Synchronization: Threads wait at a barrier to ensure duplicates are removed.
2.4 Processing Stage
Each thread will process its local database to build mappings and remove duplicates.
Processing:
Each threads removes duplicates from its local db based on global counts Each thread processes its article subset (files previously read) to build: Categorizes articles by category and language Counts keyword and author occurrences Tracks most recent article Sorts category and language lists within its subset as well as the article set
2.5 Data Merge Stage
Partial databases are merged into the Main Database statically(each thread merges a subset of tasks).
Merging:
public List<MergeFunction> getMergeOperations() {
return List.of(
this::mergeCategories,
this::mergeAuthor,
this::mergeMostRecentArticle,
this::mergeLanguages,
this::mergeKeyWords
);
}
Category and Language Merging: Merges sorted lists using k-way merge algorithm Keyword and Author Merging: Merges occurrence counts by summing values for each key Most Recent Article: Compares and updates the most recent article
Synchronization: Threads wait at a barrier to ensure merging is complete.
2.6 Writing Stage
Embarrassingly Parallel:
- Category files: Each thread writes a subset of category files
- Language files: Each thread writes a subset of language files
Partial Parallelization:
- all_articles.txt and keywords_count.txt cannot be fully parallelized
- Each thread writes its own partial file
- articles are already in sorted order (due to ConcurrentSkipListSet)

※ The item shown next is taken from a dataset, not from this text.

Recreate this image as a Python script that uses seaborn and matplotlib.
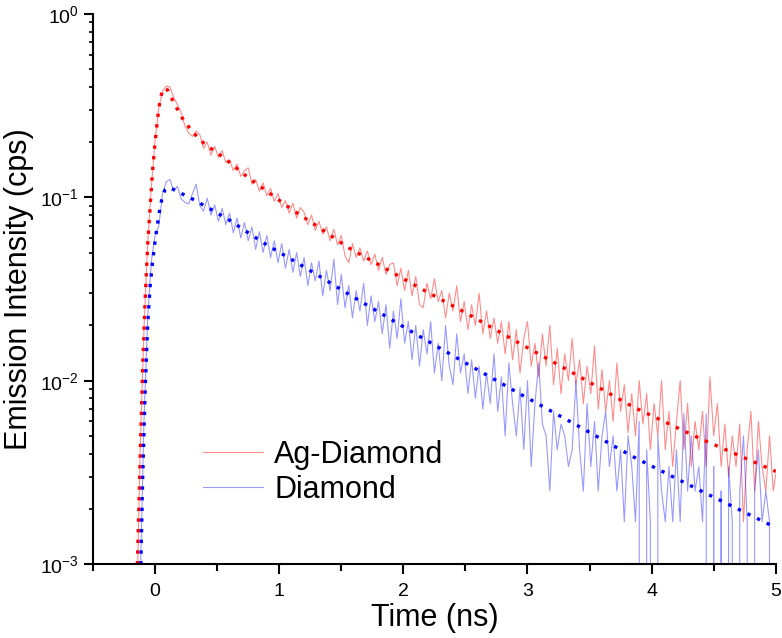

- keywords are sorted using k-way merge algorithm during previous stage
- files prefixed with thread index (e.g., 0_all_articles.txt) are created with partial results Synchronization: Threads wait at a barrier to ensure all writing is complete.
2.7 File Merge Stage
The master thread performs final operations:
- Concatenates partial i_all_articles.txt files
- Concatenates partial i_keywords_count.txt files
- Writes final reports
Results
Test Environment
Component Specifications
CPU AMD Ryzen 7 4700U with Radeon Graphics
Total CPU(s) 8
Physical Cores 8
Threads per Core 1
Virtualization Support AMD-V
Hypervisor Vendor Microsoft (WSL2 environment)
Total RAM 3.6 GiB
Free RAM ~2.6 GiB
Operating System Ubuntu 24.04.2 LTS
Java Version Java™ SE 25.0.1 LTS (build 25.0.1+8-LTS-27)
Test Dataset
The datatset used was TEST_4_DATASET(test_4/articles.txt and test_4/input.txt): 11031 article files.
Execution Time and Speedup
Observations
- The performance increases rapidly from 1 - 4 threads, after which the improvement starts to slow down
- Beyond 6 threads, execution time only improves slightly—indicating that parallelism starts reaching its limit
- This plateau may be caused by heavy file I/O, the overhead from inserting the initial data in the db, as well as having more threads than merge operations in the merging stage, therefore, some threads remain idle, while others are busy.
- The best overall execution time is achieved with 8 threads , but the most efficient balance between speed and overhead occurs at 4 threads on this system.